In the 20th century AD, a boy is born Louis Thomas Harding who, once his family relocates to Wyoming, is sometimes taken by his father to Arapaho sun dances and learns to play a buffalo skin tom-tom. At 16, the boy explores a field of corn and finds lying in the dry mud a stick of dynamite with a faded black inscription, and when he picks up the strange apparatus it blows out his eyes. Flung into eternal darkness, little Louis lets music draw roads for him in the mind, and after another ten years drum by, he makes his way to New York (imagine hearing New York and never seeing it) to assume his destined form: a busker from nowhere and no one, dressed like a Viking or rustic mystic or patchwork Hierophant because New York heading into the 50s was magic, anyway, especially for someone who could hear it and never see it. To help him prove so, the friends he made there: Dylan and Brando who knew the world wasn’t real, Glass, Bernstein, Rodzinski with whom he could make arpeggiated mountain music, Parker with whom he could make precious music - and who 'Bird’s Lament' is an ode to - and Ginsberg who makes the universe sound like one neighbourhood. Louis changed his name to Moondog and performed his poetry and compositions on 6th, 53rd, and 54th, like a tarot emblem of that renaissance drunk on cars and stars, and his work suitably sits somewhere between jazz and classical, carrying the same mystical wide-eyed didacticism of all Beats (“Beat” as in “beat down”, said Kerouac; “Beat” as in “beatific” said Kerouac), shoes pavement-scuffed, but with one crooked finger pointed manic to stars constellating truth on a false opioid evening. It works so well in the woods, but perhaps Moondog is an urban work precisely because the time and place it ruminated in was trying to become so un-urban, séancing Whitman and Blake and tinctured with undereye arcane bruises.

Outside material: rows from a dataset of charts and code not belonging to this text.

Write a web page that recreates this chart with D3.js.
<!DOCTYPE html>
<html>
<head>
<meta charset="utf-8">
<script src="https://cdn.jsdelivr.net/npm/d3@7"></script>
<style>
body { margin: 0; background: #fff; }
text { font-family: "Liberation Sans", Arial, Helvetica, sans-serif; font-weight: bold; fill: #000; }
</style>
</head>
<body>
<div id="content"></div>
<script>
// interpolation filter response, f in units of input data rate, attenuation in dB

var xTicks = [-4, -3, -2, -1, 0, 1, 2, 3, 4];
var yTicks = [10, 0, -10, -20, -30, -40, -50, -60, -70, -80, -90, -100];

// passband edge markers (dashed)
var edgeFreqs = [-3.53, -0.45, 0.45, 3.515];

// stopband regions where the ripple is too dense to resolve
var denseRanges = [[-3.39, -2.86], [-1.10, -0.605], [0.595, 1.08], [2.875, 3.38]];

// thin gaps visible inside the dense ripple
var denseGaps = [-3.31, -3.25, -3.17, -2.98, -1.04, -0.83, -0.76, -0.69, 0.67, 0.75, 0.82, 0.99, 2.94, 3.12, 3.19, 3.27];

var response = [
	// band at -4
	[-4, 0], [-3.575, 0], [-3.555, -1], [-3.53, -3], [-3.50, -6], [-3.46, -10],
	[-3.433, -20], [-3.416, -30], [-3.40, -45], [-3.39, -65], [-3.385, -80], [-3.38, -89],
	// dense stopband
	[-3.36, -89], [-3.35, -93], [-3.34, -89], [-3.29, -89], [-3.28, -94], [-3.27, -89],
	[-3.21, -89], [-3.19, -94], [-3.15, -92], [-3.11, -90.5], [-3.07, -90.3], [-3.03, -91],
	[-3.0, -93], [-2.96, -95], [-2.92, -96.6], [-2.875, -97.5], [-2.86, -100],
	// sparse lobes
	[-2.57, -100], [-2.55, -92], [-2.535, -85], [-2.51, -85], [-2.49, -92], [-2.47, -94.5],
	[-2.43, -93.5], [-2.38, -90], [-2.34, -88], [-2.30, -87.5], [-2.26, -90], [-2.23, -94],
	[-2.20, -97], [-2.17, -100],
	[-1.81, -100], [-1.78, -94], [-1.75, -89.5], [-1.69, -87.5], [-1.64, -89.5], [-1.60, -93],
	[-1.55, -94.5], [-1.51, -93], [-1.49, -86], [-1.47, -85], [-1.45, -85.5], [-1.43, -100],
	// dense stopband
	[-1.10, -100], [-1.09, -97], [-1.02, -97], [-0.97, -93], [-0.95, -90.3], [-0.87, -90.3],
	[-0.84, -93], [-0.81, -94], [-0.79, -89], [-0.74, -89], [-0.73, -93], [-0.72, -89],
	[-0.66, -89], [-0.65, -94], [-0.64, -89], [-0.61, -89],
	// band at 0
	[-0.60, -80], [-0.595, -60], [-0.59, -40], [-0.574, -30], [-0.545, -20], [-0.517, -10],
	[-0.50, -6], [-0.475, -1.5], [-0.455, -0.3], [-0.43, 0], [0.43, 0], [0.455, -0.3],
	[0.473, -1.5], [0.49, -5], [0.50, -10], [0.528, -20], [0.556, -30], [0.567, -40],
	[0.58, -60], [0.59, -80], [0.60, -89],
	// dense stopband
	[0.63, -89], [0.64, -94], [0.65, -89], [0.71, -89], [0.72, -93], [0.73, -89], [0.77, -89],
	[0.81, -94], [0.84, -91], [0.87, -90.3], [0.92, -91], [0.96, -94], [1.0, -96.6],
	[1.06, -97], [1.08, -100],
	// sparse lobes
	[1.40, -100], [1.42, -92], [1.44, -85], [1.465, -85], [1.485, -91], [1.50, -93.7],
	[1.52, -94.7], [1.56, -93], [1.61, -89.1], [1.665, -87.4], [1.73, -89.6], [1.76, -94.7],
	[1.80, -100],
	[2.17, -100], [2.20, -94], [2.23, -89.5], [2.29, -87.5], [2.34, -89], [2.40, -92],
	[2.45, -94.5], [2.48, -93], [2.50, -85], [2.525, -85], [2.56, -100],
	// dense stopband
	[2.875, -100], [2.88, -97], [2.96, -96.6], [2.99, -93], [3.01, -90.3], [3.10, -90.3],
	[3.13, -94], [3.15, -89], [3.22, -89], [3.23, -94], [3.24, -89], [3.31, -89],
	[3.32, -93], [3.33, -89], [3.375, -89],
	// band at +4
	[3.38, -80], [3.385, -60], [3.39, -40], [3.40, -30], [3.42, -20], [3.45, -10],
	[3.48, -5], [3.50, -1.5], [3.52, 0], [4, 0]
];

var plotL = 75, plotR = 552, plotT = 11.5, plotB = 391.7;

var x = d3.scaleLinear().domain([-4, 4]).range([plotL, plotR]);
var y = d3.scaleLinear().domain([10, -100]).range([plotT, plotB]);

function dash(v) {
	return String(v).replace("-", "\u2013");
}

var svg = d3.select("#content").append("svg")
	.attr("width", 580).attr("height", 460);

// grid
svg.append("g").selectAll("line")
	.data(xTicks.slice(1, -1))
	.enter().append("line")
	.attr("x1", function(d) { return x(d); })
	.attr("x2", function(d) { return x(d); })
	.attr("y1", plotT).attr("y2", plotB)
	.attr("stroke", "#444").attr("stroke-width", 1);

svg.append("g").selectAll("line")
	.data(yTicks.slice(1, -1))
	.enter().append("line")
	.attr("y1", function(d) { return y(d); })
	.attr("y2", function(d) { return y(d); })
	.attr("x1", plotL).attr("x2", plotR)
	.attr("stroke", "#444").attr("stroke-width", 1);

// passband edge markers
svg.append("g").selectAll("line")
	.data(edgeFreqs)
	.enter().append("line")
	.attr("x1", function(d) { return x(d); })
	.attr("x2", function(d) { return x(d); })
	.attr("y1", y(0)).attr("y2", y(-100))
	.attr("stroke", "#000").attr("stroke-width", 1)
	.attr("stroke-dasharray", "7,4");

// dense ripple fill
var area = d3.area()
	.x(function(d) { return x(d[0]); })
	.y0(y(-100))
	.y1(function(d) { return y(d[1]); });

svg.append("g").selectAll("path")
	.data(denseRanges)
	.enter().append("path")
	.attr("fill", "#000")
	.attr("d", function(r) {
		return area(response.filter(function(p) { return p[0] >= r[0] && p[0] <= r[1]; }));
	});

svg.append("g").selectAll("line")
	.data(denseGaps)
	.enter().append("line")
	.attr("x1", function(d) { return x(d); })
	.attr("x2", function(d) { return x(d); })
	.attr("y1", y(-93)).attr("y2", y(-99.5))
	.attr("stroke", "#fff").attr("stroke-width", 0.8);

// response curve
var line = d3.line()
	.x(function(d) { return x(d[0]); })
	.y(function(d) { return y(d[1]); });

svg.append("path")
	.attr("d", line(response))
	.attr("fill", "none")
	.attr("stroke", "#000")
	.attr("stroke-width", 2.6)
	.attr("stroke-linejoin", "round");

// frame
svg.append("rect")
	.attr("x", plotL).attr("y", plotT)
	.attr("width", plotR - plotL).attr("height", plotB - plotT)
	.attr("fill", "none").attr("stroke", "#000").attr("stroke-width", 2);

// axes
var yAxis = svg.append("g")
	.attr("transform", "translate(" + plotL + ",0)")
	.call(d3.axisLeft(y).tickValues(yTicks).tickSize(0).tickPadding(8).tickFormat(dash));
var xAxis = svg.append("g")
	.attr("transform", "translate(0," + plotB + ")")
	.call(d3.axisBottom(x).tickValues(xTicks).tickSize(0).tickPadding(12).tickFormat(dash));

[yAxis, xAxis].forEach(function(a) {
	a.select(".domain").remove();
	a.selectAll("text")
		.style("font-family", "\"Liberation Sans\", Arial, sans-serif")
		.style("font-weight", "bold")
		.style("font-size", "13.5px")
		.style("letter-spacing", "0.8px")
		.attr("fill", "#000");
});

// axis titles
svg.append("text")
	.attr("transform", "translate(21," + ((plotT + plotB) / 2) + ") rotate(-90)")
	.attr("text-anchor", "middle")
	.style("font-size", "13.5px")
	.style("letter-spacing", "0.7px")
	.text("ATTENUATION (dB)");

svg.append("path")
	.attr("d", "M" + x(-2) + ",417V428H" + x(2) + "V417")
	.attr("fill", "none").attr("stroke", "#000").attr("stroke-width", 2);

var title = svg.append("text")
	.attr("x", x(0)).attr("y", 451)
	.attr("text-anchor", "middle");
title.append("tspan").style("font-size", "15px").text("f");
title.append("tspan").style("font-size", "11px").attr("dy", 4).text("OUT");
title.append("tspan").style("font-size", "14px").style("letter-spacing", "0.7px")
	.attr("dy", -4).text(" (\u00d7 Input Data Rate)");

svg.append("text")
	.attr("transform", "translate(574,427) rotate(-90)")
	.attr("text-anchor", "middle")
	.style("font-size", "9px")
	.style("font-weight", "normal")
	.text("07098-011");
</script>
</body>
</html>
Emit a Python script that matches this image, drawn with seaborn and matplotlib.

I began writing these notes in November and now it is March and though half a year stands between the two, Moondog remains the perfect accompaniment. The turning out of the season, and the anticipation of it again; he must be found here, at the volta of the year. Halfway through 'Theme', engines can be heard, a motorbike perhaps, and it is clear that Moondog’s album is one of momentum, of becoming, going somewhere – up or down doesn’t matter – to unfold something. The fact that I’m walking helps, moving always forward, like the world might be sighed before my feet. Then in 'Stamping Ground', martial drums determine that the form will be assumed, no maybe about it: with a small woodland army gathered, the peak will be reached, Persephone will be rescued, and Spring will be made. On those days in November and March it felt like I’d walked Moondog home, not to an alpaca farm in Northumberland specifically, but some mixed-up city hill inside a bigger hollow mountain, long ago and far below.


Moondog sounds like protean music, when I listen to its waterfall strings and ascending percussion I can feel the leaf of the world unfolding. Walking is a protean business too, breath chugging into the stark air like a steam engine, fingertips coalfired, thoughts untangling from a knot into something flat and clear and, if vast, then still each step okay, okay. Henry David Thoreau wrote that he was often “alarmed when it happens that [he had] walked a mile into the woods bodily, without getting there in spirit.” I think he would have been happy to see the invention of the Walkman. Though there is a semiconscious momentum with my every step, music cradles the spirit and scored by Moondog, it feels as if both he and I might be hand in hand wishing the hollows to sleep in November or winding the fields towards green in the crocus dawn of March. I can hear a great creaking as the horizon kiste is opened, and I can see how its contents irradiate the landscape only in gradient notes, sang bottom-to-top. On the March ground, the world looks to be the moonglow colour of ectoplasm stewing to rise plucky once more and up in the November sky, there are peach trails of sun and cloud, like love letter seals, sleepy but enamoured. It is a slow and dramatic revolution across many months when the sky becomes the ground and vice versa, and in its process, the underworld is uprooted. Persephone is an old woman now and sitting with her in the rafters above Moondog’s orchestra I’m reminded that this is also an old earth.